## Task to complete
Can you output the material exactly as written, minus any pictures it holds?

:::::

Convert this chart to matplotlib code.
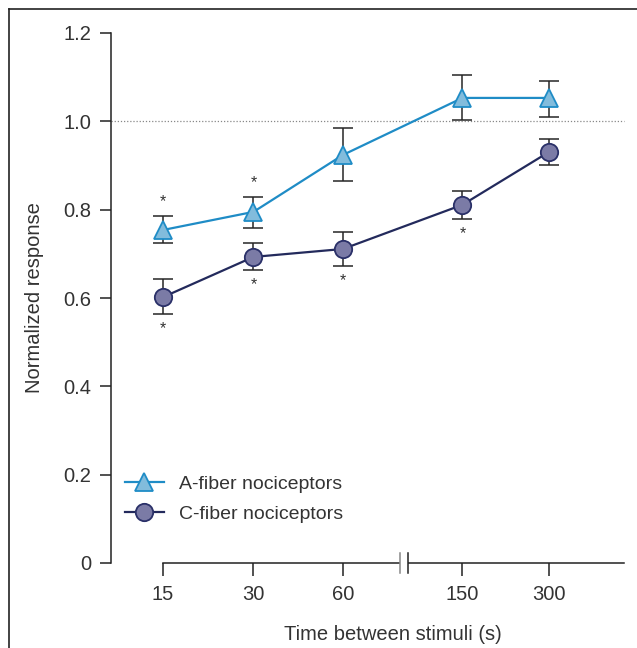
import numpy as np
import matplotlib
matplotlib.use('Agg')
import matplotlib.pyplot as plt
from matplotlib.lines import Line2D
from matplotlib.patches import Rectangle
import matplotlib.transforms as mtransforms

plt.rcParams['font.family'] = ['Liberation Sans', 'DejaVu Sans']

# ---- data ----
intervals = ['15', '30', '60', '150', '300']
a_mean = [0.754, 0.795, 0.924, 1.053, 1.053]
a_err_hi = [0.786, 0.829, 0.985, 1.105, 1.091]
a_err_lo = [0.725, 0.758, 0.865, 1.003, 1.010]
c_mean = [0.602, 0.693, 0.711, 0.811, 0.931]
c_err_hi = [0.643, 0.725, 0.749, 0.842, 0.960]
c_err_lo = [0.564, 0.663, 0.672, 0.779, 0.901]
a_signif = [True, True, False, False, False]   # asterisk above
c_signif = [True, True, True, True, False]     # asterisk below

# layout: x positions on a broken categorical axis
XPOS = [0, 1, 1.99, 3.31, 4.27]
BREAK = (2.62, 2.71)

A_LINE, A_FACE = '#1f8cc6', '#82bcdc'
C_LINE, C_FACE, C_EDGE = '#232a5c', '#7b7ba6', '#2a3068'
ERR = '#262626'
TXT = '#333333'

fig = plt.figure(figsize=(6.37, 6.48), dpi=100)
ax = fig.add_axes([111 / 637, 85 / 648, 526 / 637, 530 / 648])
ax.set_xlim(-0.575, 5.24)
ax.set_ylim(0, 1.2)

x = np.array(XPOS)
ax.axhline(1.0, xmin=0, xmax=(5.1 + 0.575) / (5.24 + 0.575),
           color='#888888', linestyle=(0, (1, 1.5)), linewidth=0.9, zorder=1)

for mean, hi, lo, line, face, edge, mk, lab in [
        (a_mean, a_err_hi, a_err_lo, A_LINE, A_FACE, A_LINE, '^', 'A-fiber nociceptors'),
        (c_mean, c_err_hi, c_err_lo, C_LINE, C_FACE, C_EDGE, 'o', 'C-fiber nociceptors')]:
    m = np.array(mean)
    yerr = [m - np.array(lo), np.array(hi) - m]
    ax.errorbar(x, m, yerr=yerr, fmt='none', ecolor=ERR, elinewidth=1.1,
                capsize=7, capthick=1.1, zorder=2)
    ax.plot(x, m, color=line, linewidth=1.6, marker=mk, markersize=12.5,
            markerfacecolor=face, markeredgecolor=edge, markeredgewidth=1.3,
            label=lab, zorder=3)

for xi, hi, s in zip(x, a_err_hi, a_signif):
    if s:
        ax.annotate('*', (xi, hi), xytext=(0, 5), textcoords='offset points',
                    ha='center', va='bottom', fontsize=11.5, color=TXT)
for xi, lo, s in zip(x, c_err_lo, c_signif):
    if s:
        ax.annotate('*', (xi, lo), xytext=(0, -5), textcoords='offset points',
                    ha='center', va='top', fontsize=11.5, color=TXT)

# axes styling
for side in ['top', 'right']:
    ax.spines[side].set_visible(False)
ax.spines['left'].set_bounds(0, 1.2)
ax.spines['bottom'].set_bounds(0, 5.1)
for side in ['left', 'bottom']:
    ax.spines[side].set_linewidth(1.1)
    ax.spines[side].set_color('#222222')

ax.set_yticks([0, 0.2, 0.4, 0.6, 0.8, 1.0, 1.2])
ax.set_yticklabels(['0', '0.2', '0.4', '0.6', '0.8', '1.0', '1.2'])
ax.set_xticks(x)
ax.set_xticklabels(intervals)
ax.tick_params(axis='both', direction='out', length=8, width=1.1,
               color='#222222', labelsize=14.5, labelcolor=TXT)
ax.tick_params(axis='x', length=9, pad=7)
ax.tick_params(axis='y', pad=6)

ax.set_xlabel('Time between stimuli (s)', fontsize=14.5, color=TXT)
ax.xaxis.set_label_coords((393 - 111) / 526, -62 / 530)
ax.set_ylabel('Normalized response', fontsize=14.5, color=TXT)
ax.yaxis.set_label_coords(-(111 - 44) / 526, (563 - 298) / 530)

# axis break
trans = mtransforms.blended_transform_factory(ax.transData, ax.transAxes)
ax.add_patch(Rectangle((BREAK[0], -0.01), BREAK[1] - BREAK[0], 0.02,
                       transform=trans, facecolor='white', edgecolor='none',
                       clip_on=False, zorder=5))
for bx, col in zip(BREAK, ['#888888', '#222222']):
    ax.add_line(Line2D([bx, bx], [-0.019, 0.019], transform=trans, color=col,
                       linewidth=1.1, clip_on=False, zorder=6))

ax.legend(loc='center left', bbox_to_anchor=(14 / 526, (563 - 499) / 530),
          frameon=False, fontsize=14, handlelength=2.0, handletextpad=0.8,
          labelspacing=0.65, borderpad=0, borderaxespad=0, labelcolor=TXT)

# outer frame
fig.add_artist(Line2D([8.5 / 637, 8.5 / 637], [0, 1 - 8.5 / 648],
                      transform=fig.transFigure, color='#222222', linewidth=1.2))
fig.add_artist(Line2D([8.5 / 637, 1], [1 - 8.5 / 648, 1 - 8.5 / 648],
                      transform=fig.transFigure, color='#222222', linewidth=1.2))

fig.savefig('out.png', dpi=100, facecolor='white')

:::::

## Result of this exercise
Convert this chart to matplotlib code.
import numpy as np
import matplotlib
matplotlib.use('Agg')
import matplotlib.pyplot as plt
from matplotlib.lines import Line2D
from matplotlib.patches import Rectangle
import matplotlib.transforms as mtransforms

plt.rcParams['font.family'] = ['Liberation Sans', 'DejaVu Sans']

# ---- data ----
intervals = ['15', '30', '60', '150', '300']
a_mean = [0.754, 0.795, 0.924, 1.053, 1.053]
a_err_hi = [0.786, 0.829, 0.985, 1.105, 1.091]
a_err_lo = [0.725, 0.758, 0.865, 1.003, 1.010]
c_mean = [0.602, 0.693, 0.711, 0.811, 0.931]
c_err_hi = [0.643, 0.725, 0.749, 0.842, 0.960]
c_err_lo = [0.564, 0.663, 0.672, 0.779, 0.901]
a_signif = [True, True, False, False, False]   # asterisk above
c_signif = [True, True, True, True, False]     # asterisk below

# layout: x positions on a broken categorical axis
XPOS = [0, 1, 1.99, 3.31, 4.27]
BREAK = (2.62, 2.71)

A_LINE, A_FACE = '#1f8cc6', '#82bcdc'
C_LINE, C_FACE, C_EDGE = '#232a5c', '#7b7ba6', '#2a3068'
ERR = '#262626'
TXT = '#333333'

fig = plt.figure(figsize=(6.37, 6.48), dpi=100)
ax = fig.add_axes([111 / 637, 85 / 648, 526 / 637, 530 / 648])
ax.set_xlim(-0.575, 5.24)
ax.set_ylim(0, 1.2)

x = np.array(XPOS)
ax.axhline(1.0, xmin=0, xmax=(5.1 + 0.575) / (5.24 + 0.575),
           color='#888888', linestyle=(0, (1, 1.5)), linewidth=0.9, zorder=1)

for mean, hi, lo, line, face, edge, mk, lab in [
        (a_mean, a_err_hi, a_err_lo, A_LINE, A_FACE, A_LINE, '^', 'A-fiber nociceptors'),
        (c_mean, c_err_hi, c_err_lo, C_LINE, C_FACE, C_EDGE, 'o', 'C-fiber nociceptors')]:
    m = np.array(mean)
    yerr = [m - np.array(lo), np.array(hi) - m]
    ax.errorbar(x, m, yerr=yerr, fmt='none', ecolor=ERR, elinewidth=1.1,
                capsize=7, capthick=1.1, zorder=2)
    ax.plot(x, m, color=line, linewidth=1.6, marker=mk, markersize=12.5,
            markerfacecolor=face, markeredgecolor=edge, markeredgewidth=1.3,
            label=lab, zorder=3)

for xi, hi, s in zip(x, a_err_hi, a_signif):
    if s:
        ax.annotate('*', (xi, hi), xytext=(0, 5), textcoords='offset points',
                    ha='center', va='bottom', fontsize=11.5, color=TXT)
for xi, lo, s in zip(x, c_err_lo, c_signif):
    if s:
        ax.annotate('*', (xi, lo), xytext=(0, -5), textcoords='offset points',
                    ha='center', va='top', fontsize=11.5, color=TXT)

# axes styling
for side in ['top', 'right']:
    ax.spines[side].set_visible(False)
ax.spines['left'].set_bounds(0, 1.2)
ax.spines['bottom'].set_bounds(0, 5.1)
for side in ['left', 'bottom']:
    ax.spines[side].set_linewidth(1.1)
    ax.spines[side].set_color('#222222')

ax.set_yticks([0, 0.2, 0.4, 0.6, 0.8, 1.0, 1.2])
ax.set_yticklabels(['0', '0.2', '0.4', '0.6', '0.8', '1.0', '1.2'])
ax.set_xticks(x)
ax.set_xticklabels(intervals)
ax.tick_params(axis='both', direction='out', length=8, width=1.1,
               color='#222222', labelsize=14.5, labelcolor=TXT)
ax.tick_params(axis='x', length=9, pad=7)
ax.tick_params(axis='y', pad=6)

ax.set_xlabel('Time between stimuli (s)', fontsize=14.5, color=TXT)
ax.xaxis.set_label_coords((393 - 111) / 526, -62 / 530)
ax.set_ylabel('Normalized response', fontsize=14.5, color=TXT)
ax.yaxis.set_label_coords(-(111 - 44) / 526, (563 - 298) / 530)

# axis break
trans = mtransforms.blended_transform_factory(ax.transData, ax.transAxes)
ax.add_patch(Rectangle((BREAK[0], -0.01), BREAK[1] - BREAK[0], 0.02,
                       transform=trans, facecolor='white', edgecolor='none',
                       clip_on=False, zorder=5))
for bx, col in zip(BREAK, ['#888888', '#222222']):
    ax.add_line(Line2D([bx, bx], [-0.019, 0.019], transform=trans, color=col,
                       linewidth=1.1, clip_on=False, zorder=6))

ax.legend(loc='center left', bbox_to_anchor=(14 / 526, (563 - 499) / 530),
          frameon=False, fontsize=14, handlelength=2.0, handletextpad=0.8,
          labelspacing=0.65, borderpad=0, borderaxespad=0, labelcolor=TXT)

# outer frame
fig.add_artist(Line2D([8.5 / 637, 8.5 / 637], [0, 1 - 8.5 / 648],
                      transform=fig.transFigure, color='#222222', linewidth=1.2))
fig.add_artist(Line2D([8.5 / 637, 1], [1 - 8.5 / 648, 1 - 8.5 / 648],
                      transform=fig.transFigure, color='#222222', linewidth=1.2))

fig.savefig('out.png', dpi=100, facecolor='white')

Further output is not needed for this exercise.